I now understand exactly why it is pointless (as a liberal) to argue with conservatives about issues such as the deficit or corporate welfare, or about what I perceive as other inconsistencies within their own beliefs. Lakoff argues quite convincingly that our political views (liberal and conservative) are based not on some objective evaluation of the opposing sides of various issues, but on deeply internalized feelings about the rightness of one's "worldview." Once I understood his argument, a great many things started to make sense to me that had never made sense before.
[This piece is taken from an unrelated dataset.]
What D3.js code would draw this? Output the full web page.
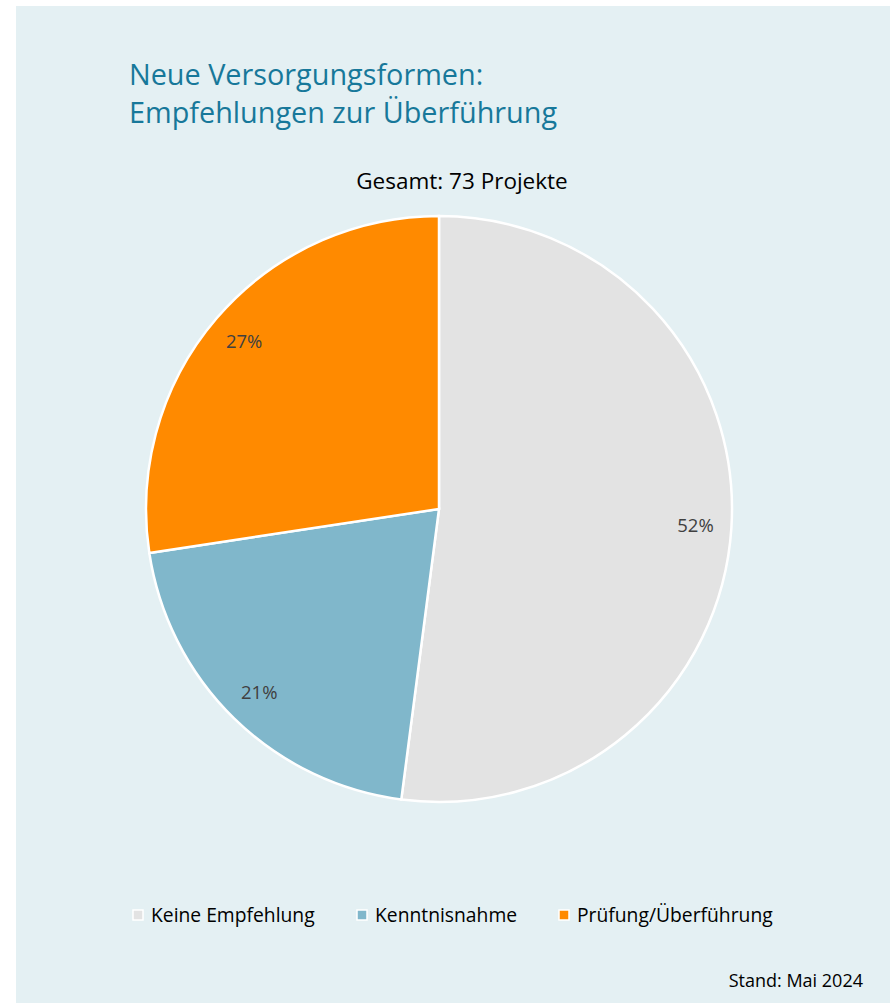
<!DOCTYPE html>
<html>
<head>
<meta charset="utf-8">
<script src="https://cdn.jsdelivr.net/npm/d3@7"></script>
<style>
  body { margin: 0; background: #fff; }
  text { font-family: "Open Sans", Lato, sans-serif; }
</style>
</head>
<body>
<svg id="chart"></svg>
<script>
// Data
const categories = ["Keine Empfehlung", "Kenntnisnahme", "Prüfung/Überführung"];
const counts = [38, 15, 20];
const colors = ["#e3e3e3", "#80b7cb", "#ff8a00"];
const total = 73;

const width = 890, height = 1003;
const svg = d3.select("#chart")
    .attr("width", width)
    .attr("height", height);

// panel background
svg.append("rect")
    .attr("x", 16).attr("y", 6)
    .attr("width", width - 16).attr("height", height - 6)
    .attr("fill", "#e4f0f3");

// title
const title = svg.append("text")
    .attr("x", 129).attr("y", 85)
    .attr("fill", "#17789a")
    .style("font-size", "28.8px");
title.append("tspan").attr("x", 129).text("Neue Versorgungsformen:");
title.append("tspan").attr("x", 129).attr("dy", 38).text("Empfehlungen zur Überführung");

svg.append("text")
    .attr("x", 462).attr("y", 189)
    .attr("text-anchor", "middle")
    .attr("fill", "#000")
    .style("font-size", "22.5px")
    .text(`Gesamt: ${total} Projekte`);

// pie
const cx = 439, cy = 509, r = 293;
const pie = d3.pie().sort(null).value(d => d.value);
const arcs = pie(categories.map((c, i) => ({ name: c, value: counts[i] })));
const arc = d3.arc().innerRadius(0).outerRadius(r);
const labelArc = d3.arc().innerRadius(257).outerRadius(257);

const g = svg.append("g").attr("transform", `translate(${cx},${cy})`);
g.selectAll("path")
    .data(arcs)
    .enter().append("path")
    .attr("d", arc)
    .attr("fill", (d, i) => colors[i])
    .attr("stroke", "#fff")
    .attr("stroke-width", 2.5);

g.selectAll(".lbl")
    .data(arcs)
    .enter().append("text")
    .attr("class", "lbl")
    .attr("transform", d => `translate(${labelArc.centroid(d)})`)
    .attr("text-anchor", "middle")
    .attr("dy", "0.35em")
    .attr("fill", "#404040")
    .style("font-size", "18.5px")
    .text(d => Math.round(d.value / total * 100) + "%");

// legend
const legendX = [133, 357, 559];
const legend = svg.selectAll(".leg")
    .data(categories)
    .enter().append("g")
    .attr("transform", (d, i) => `translate(${legendX[i]},915)`);
legend.append("rect")
    .attr("x", 0).attr("y", -5)
    .attr("width", 10).attr("height", 10)
    .attr("fill", (d, i) => colors[i])
    .attr("stroke", "#fff")
    .attr("stroke-width", 1.5);
legend.append("text")
    .attr("x", 18).attr("y", 0)
    .attr("dy", "0.35em")
    .attr("fill", "#000")
    .style("font-size", "19.3px")
    .text(d => d);

// footnote
svg.append("text")
    .attr("x", 863).attr("y", 987)
    .attr("text-anchor", "end")
    .attr("fill", "#000")
    .style("font-size", "18px")
    .text("Stand: Mai 2024");
</script>
</body>
</html>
I was never comfortable with characterizing all conservatives as "stupid" or "selfish," but now I understand why, while they are not necessarily stupid or selfish, I can never, ever agree with them!

His prescription for liberals to "reframe" the issues by reclaiming the language of morality from conservatives is intriguing, but his two examples at the end of the book ("The Two-Tier Economy" and "The Ecology of Energy..."), while powerful and convincing to a liberal like myself, would, I think just elicit the usual eye-rolling from conservatives - but maybe that's not the point. I just wish he had devoted even more of the book to specific recommendations like these, instead of confining them to the Afterword.

On the whole, I would highly recommend this book. It expanded my thinking in a way that I did not expect, and that I believe will prove useful in staying sane during the coming election.